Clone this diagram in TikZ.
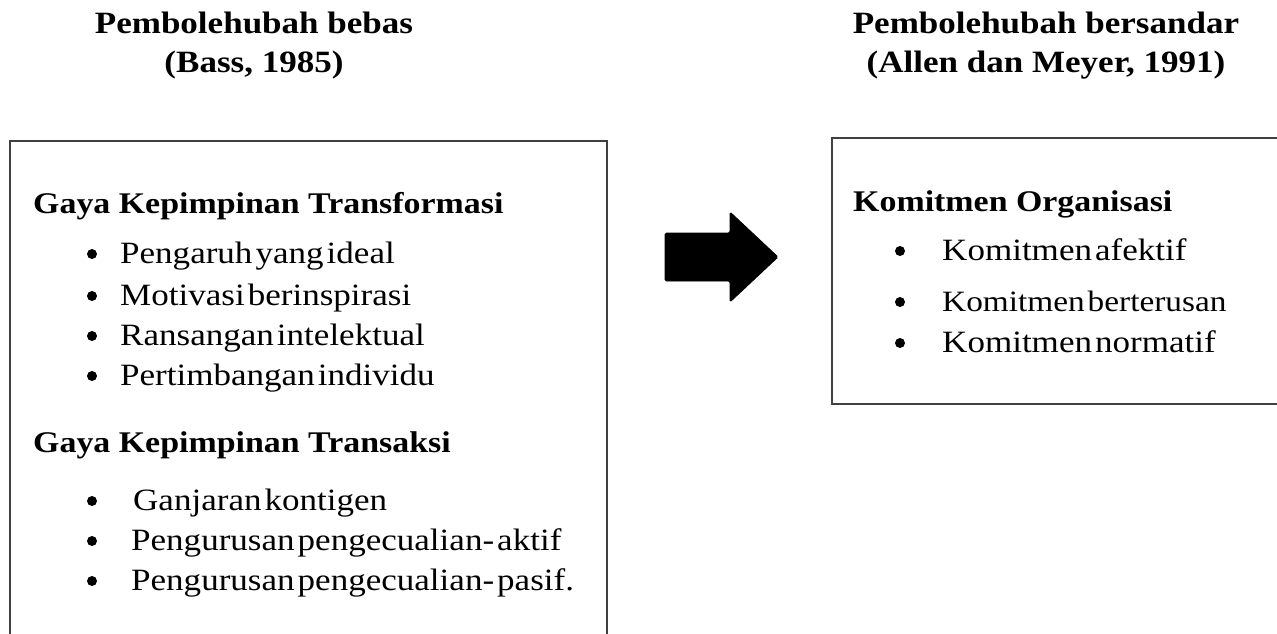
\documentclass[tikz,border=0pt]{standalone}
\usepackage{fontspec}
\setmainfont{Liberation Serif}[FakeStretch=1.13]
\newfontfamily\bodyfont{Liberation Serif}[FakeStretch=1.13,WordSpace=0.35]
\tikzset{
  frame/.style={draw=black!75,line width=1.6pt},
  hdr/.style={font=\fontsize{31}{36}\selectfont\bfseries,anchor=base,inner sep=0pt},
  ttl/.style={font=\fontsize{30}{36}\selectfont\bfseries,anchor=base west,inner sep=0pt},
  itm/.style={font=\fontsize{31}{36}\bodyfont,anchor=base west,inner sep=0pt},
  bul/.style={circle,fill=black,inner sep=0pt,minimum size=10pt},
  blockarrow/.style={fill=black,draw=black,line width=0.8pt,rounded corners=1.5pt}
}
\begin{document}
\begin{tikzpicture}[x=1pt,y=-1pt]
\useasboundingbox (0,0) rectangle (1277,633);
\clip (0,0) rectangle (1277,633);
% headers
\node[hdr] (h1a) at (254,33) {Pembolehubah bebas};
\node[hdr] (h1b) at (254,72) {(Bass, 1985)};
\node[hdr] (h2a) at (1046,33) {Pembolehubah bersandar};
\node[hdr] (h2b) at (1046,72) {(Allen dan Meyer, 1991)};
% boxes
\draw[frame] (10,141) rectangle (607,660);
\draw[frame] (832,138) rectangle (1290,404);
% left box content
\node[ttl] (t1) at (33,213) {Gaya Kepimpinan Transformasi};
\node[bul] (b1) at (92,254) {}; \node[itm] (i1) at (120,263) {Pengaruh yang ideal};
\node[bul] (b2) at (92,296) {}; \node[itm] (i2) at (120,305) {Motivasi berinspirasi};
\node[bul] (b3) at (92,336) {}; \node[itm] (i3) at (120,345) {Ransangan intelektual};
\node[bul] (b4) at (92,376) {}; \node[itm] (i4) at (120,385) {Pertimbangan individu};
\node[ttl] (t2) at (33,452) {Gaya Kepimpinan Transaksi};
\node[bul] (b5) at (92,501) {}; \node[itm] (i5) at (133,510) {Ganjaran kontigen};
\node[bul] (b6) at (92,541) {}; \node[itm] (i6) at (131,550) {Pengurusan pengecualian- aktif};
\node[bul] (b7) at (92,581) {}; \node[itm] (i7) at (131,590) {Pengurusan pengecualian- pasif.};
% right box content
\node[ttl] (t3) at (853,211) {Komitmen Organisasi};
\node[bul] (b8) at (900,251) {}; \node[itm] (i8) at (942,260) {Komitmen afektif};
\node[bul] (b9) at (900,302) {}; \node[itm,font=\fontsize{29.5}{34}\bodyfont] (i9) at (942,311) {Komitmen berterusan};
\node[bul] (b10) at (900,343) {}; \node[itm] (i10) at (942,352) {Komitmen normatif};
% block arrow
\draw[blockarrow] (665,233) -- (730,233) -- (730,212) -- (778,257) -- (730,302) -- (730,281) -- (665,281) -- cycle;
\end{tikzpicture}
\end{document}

> DIRECTIVE:
Print out the lines exactly, skipping any picture.

> THE RESULT:
Clone this diagram in TikZ.
\documentclass[tikz,border=0pt]{standalone}
\usepackage{fontspec}
\setmainfont{Liberation Serif}[FakeStretch=1.13]
\newfontfamily\bodyfont{Liberation Serif}[FakeStretch=1.13,WordSpace=0.35]
\tikzset{
  frame/.style={draw=black!75,line width=1.6pt},
  hdr/.style={font=\fontsize{31}{36}\selectfont\bfseries,anchor=base,inner sep=0pt},
  ttl/.style={font=\fontsize{30}{36}\selectfont\bfseries,anchor=base west,inner sep=0pt},
  itm/.style={font=\fontsize{31}{36}\bodyfont,anchor=base west,inner sep=0pt},
  bul/.style={circle,fill=black,inner sep=0pt,minimum size=10pt},
  blockarrow/.style={fill=black,draw=black,line width=0.8pt,rounded corners=1.5pt}
}
\begin{document}
\begin{tikzpicture}[x=1pt,y=-1pt]
\useasboundingbox (0,0) rectangle (1277,633);
\clip (0,0) rectangle (1277,633);
% headers
\node[hdr] (h1a) at (254,33) {Pembolehubah bebas};
\node[hdr] (h1b) at (254,72) {(Bass, 1985)};
\node[hdr] (h2a) at (1046,33) {Pembolehubah bersandar};
\node[hdr] (h2b) at (1046,72) {(Allen dan Meyer, 1991)};
% boxes
\draw[frame] (10,141) rectangle (607,660);
\draw[frame] (832,138) rectangle (1290,404);
% left box content
\node[ttl] (t1) at (33,213) {Gaya Kepimpinan Transformasi};
\node[bul] (b1) at (92,254) {}; \node[itm] (i1) at (120,263) {Pengaruh yang ideal};
\node[bul] (b2) at (92,296) {}; \node[itm] (i2) at (120,305) {Motivasi berinspirasi};
\node[bul] (b3) at (92,336) {}; \node[itm] (i3) at (120,345) {Ransangan intelektual};
\node[bul] (b4) at (92,376) {}; \node[itm] (i4) at (120,385) {Pertimbangan individu};
\node[ttl] (t2) at (33,452) {Gaya Kepimpinan Transaksi};
\node[bul] (b5) at (92,501) {}; \node[itm] (i5) at (133,510) {Ganjaran kontigen};
\node[bul] (b6) at (92,541) {}; \node[itm] (i6) at (131,550) {Pengurusan pengecualian- aktif};
\node[bul] (b7) at (92,581) {}; \node[itm] (i7) at (131,590) {Pengurusan pengecualian- pasif.};
% right box content
\node[ttl] (t3) at (853,211) {Komitmen Organisasi};
\node[bul] (b8) at (900,251) {}; \node[itm] (i8) at (942,260) {Komitmen afektif};
\node[bul] (b9) at (900,302) {}; \node[itm,font=\fontsize{29.5}{34}\bodyfont] (i9) at (942,311) {Komitmen berterusan};
\node[bul] (b10) at (900,343) {}; \node[itm] (i10) at (942,352) {Komitmen normatif};
% block arrow
\draw[blockarrow] (665,233) -- (730,233) -- (730,212) -- (778,257) -- (730,302) -- (730,281) -- (665,281) -- cycle;
\end{tikzpicture}
\end{document}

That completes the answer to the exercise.